Summer Camp

Residential Summer Enrichment Program



About Cradle Beach's Summer Camp Program

Cradle Beach's Residential Summer Enrichment Program, better known as "Summer Camp," serves the needs of children with special needs and children from low-income families from Western New York and beyond. We provide a healthy environment and organized activities to promote socialization, independence, and decision making in an atmosphere of love and acceptance.

Cradle Beach serves approximately 800 children every summer. Everyone at camp has the same opportunity to get a full summer camp experience, regardless of his or her life outside of camp. In fact, that's what makes Cradle Beach so unique. We're one of the few camps in the United States to integrate campers with and without disabilities and include kids from low-income backgrounds. Almost no child is turned away from Cradle Beach.

Although boys and girls are separated by cabins during at night, everyone plays, eats and attends activities together. Every day, children participate in "play stations." Play stations include basketball, swimming, arts & crafts, computers, drama and dance - the diversity of our program makes a difference!


boy jumping in pool at Cradle Beach2020 Camp Dates Coming Soon

Please note: PCs may come any session. More information about PCs may be found here



Frequently Asked Questions

How old are campers? Campers must be age 8 to 16 (inclusive). Each session, listed below, caters to either our younger or older campers. Campers age 14-16 eligible to be a PC may come any session. 

When is the application due? Campers are accepted on a first-come, first-served basis, and are accepted until all beds are filled. 

How long are sessions? Sessions range from 7-10 days - dates for each session are listed below. 

Can my child come more than one session in a summer? Unfortunately, children cannot come more than once per summer. Under special circumstances, PCs may be "called back" to a second session if openings are available. 

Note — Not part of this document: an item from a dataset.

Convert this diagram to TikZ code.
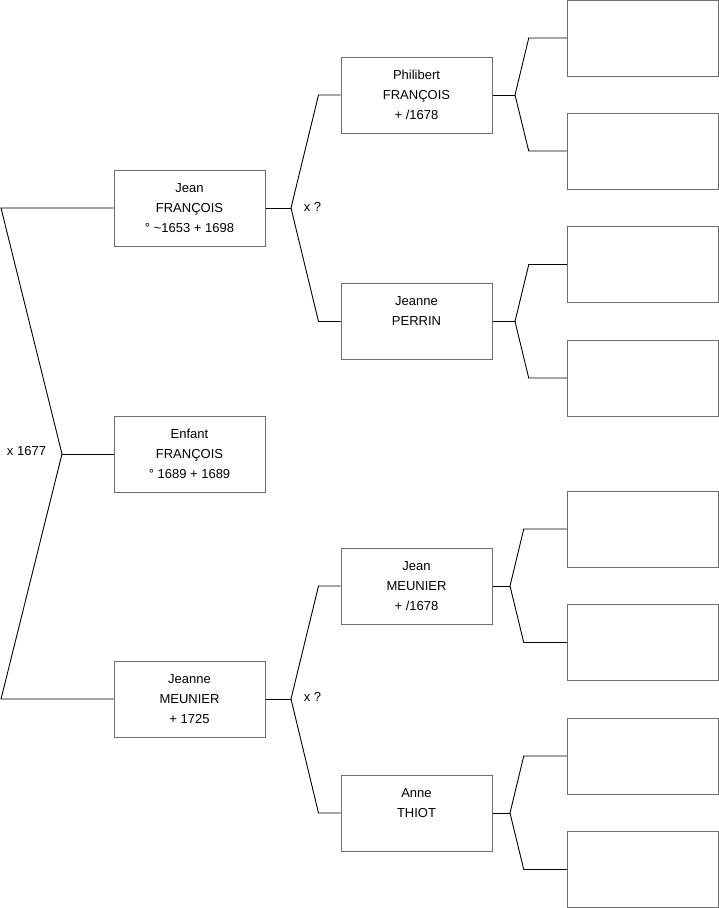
\documentclass[tikz,border=0pt]{standalone}
\usepackage{fontspec}
\setmainfont{Liberation Sans}
\definecolor{boxgray}{HTML}{6E6E6E}
\begin{document}
\begin{tikzpicture}[x=1pt,y=-1pt,
  pbox/.style={draw=boxgray, line width=1pt, minimum width=151pt, minimum height=76pt,
    inner sep=0pt, align=center, font=\fontsize{13}{20}\selectfont},
  link/.style={draw=black, line width=0.9pt},
  lbl/.style={inner sep=0pt, font=\fontsize{13}{15}\selectfont}]
\useasboundingbox (0,0) rectangle (719,908);
% generation 1
\node[pbox] (jf) at (189.5,208) {Jean\\FRANÇOIS\\° \textasciitilde1653 + 1698};
\node[pbox] (ef) at (189.5,454) {Enfant\\FRANÇOIS\\° 1689 + 1689};
\node[pbox] (jm) at (189.5,699) {Jeanne\\MEUNIER\\+ 1725};
% generation 2
\node[pbox] (ph) at (416.5,95) {Philibert\\FRANÇOIS\\+ /1678};
\node[pbox] (jp) at (416.5,321.5) {Jeanne\\PERRIN\\\mbox{}};
\node[pbox] (jme) at (416.5,586) {Jean\\MEUNIER\\+ /1678};
\node[pbox] (at) at (416.5,813) {Anne\\THIOT\\\mbox{}};
% generation 3
\node[pbox] (r1) at (642.75,38) {};
\node[pbox] (r2) at (642.75,151) {};
\node[pbox] (r3) at (642.75,264.5) {};
\node[pbox] (r4) at (642.75,378) {};
\node[pbox] (r5) at (642.75,529) {};
\node[pbox] (r6) at (642.75,642.5) {};
\node[pbox] (r7) at (642.75,756) {};
\node[pbox] (r8) at (642.75,869.5) {};
% labels
\node[lbl] (m0) at (26.5,451) {x 1677};
\node[lbl] (m1) at (312.5,207) {x ?};
\node[lbl] (m2) at (312.5,697) {x ?};
% forks
\coordinate (f0) at (62,454);
\coordinate (t0) at (1,208);
\coordinate (b0) at (1,699);
\draw[link] (jf.west) -- (t0) -- (f0) -- (b0) -- (jm.west);
\draw[link] (f0) -- (ef.west);

\coordinate (f1) at (291,208);
\draw[link] (jf.east) -- (f1);
\draw[link] (ph.west) -- ([xshift=-22pt]ph.west) -- (f1) -- ([xshift=-22pt]jp.west) -- (jp.west);

\coordinate (f2) at (291,699);
\draw[link] (jm.east) -- (f2);
\draw[link] (jme.west) -- ([xshift=-22pt]jme.west) -- (f2) -- ([xshift=-22pt]at.west) -- (at.west);

\coordinate (f3) at (515,95);
\draw[link] (ph.east) -- (f3);
\draw[link] (r1.west) -- ([xshift=-38pt]r1.west) -- (f3) -- ([xshift=-38pt]r2.west) -- (r2.west);

\coordinate (f4) at (515,321.5);
\draw[link] (jp.east) -- (f4);
\draw[link] (r3.west) -- ([xshift=-38pt]r3.west) -- (f4) -- ([xshift=-38pt]r4.west) -- (r4.west);

\coordinate (f5) at (510,586);
\draw[link] (jme.east) -- (f5);
\draw[link] (r5.west) -- ([xshift=-43pt]r5.west) -- (f5) -- ([xshift=-43pt]r6.west) -- (r6.west);

\coordinate (f6) at (510,813);
\draw[link] (at.east) -- (f6);
\draw[link] (r7.west) -- ([xshift=-43pt]r7.west) -- (f6) -- ([xshift=-43pt]r8.west) -- (r8.west);
\end{tikzpicture}
\end{document}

What if my child has a special diet? Special diets can be accommodated by our experienced kitchen staff. There is an opportunity for you to provide detailed instructions during the application process. If specific foods are required, you may be requested to provide these foods for the duration of your child's stay.

Can my child come if they are taking medication? Yes! We have four full-time nurses at camp 24 hours a day, seven days a week, while camp is in session, that are trained to dispense medication. Every child, regardless of whether or not he or she takes prescribed medication, needs to submit a current physical. 

What's a typical day at camp like? All campers begin the day together at Polar Bear Swim, after which everyone returns to their cabin to dress for breakfast. Mornings may include activities planned by each cabin's counselors, or play stations - a camp favorite. Lunch is followed by a siesta. Every afternoon children swim again, and have another activity planned by counselors. Dinner is followed by a camp-wide program, which may include a concert, whole camp kickball game, or scavenger hunt. Night snack completes the day, after which campers head back to their cabins to get ready for bed.  

What is a PC? The PC, or Pioneer Camper, program is a special program for 14-16 year old campers. More information can be found here

Can I visit my child during camp? We do not allow for visitors unless under special circumstances. Parents of first-time campers often arrange a check-in call with a counselor or supervisor during the first few days of camp.  If you don't feel your child is ready for a full session, we recommend you sign up for a Respite Weekend.

What should my child bring to camp? We recommend every camper bring the items listed on our clothing list. On the first day, all of your child's belongings will be labeled with his or her initials.

Can I request my child be in a cabin with another child? You may, but we are not always able to fulfill these requests. 

What is the camper-to-counselor ratio? Campers are placed in cabins based on the level of independence and assistance required. Cabins often range from a camper-to-counselors ratio of 1:1 to 4:1.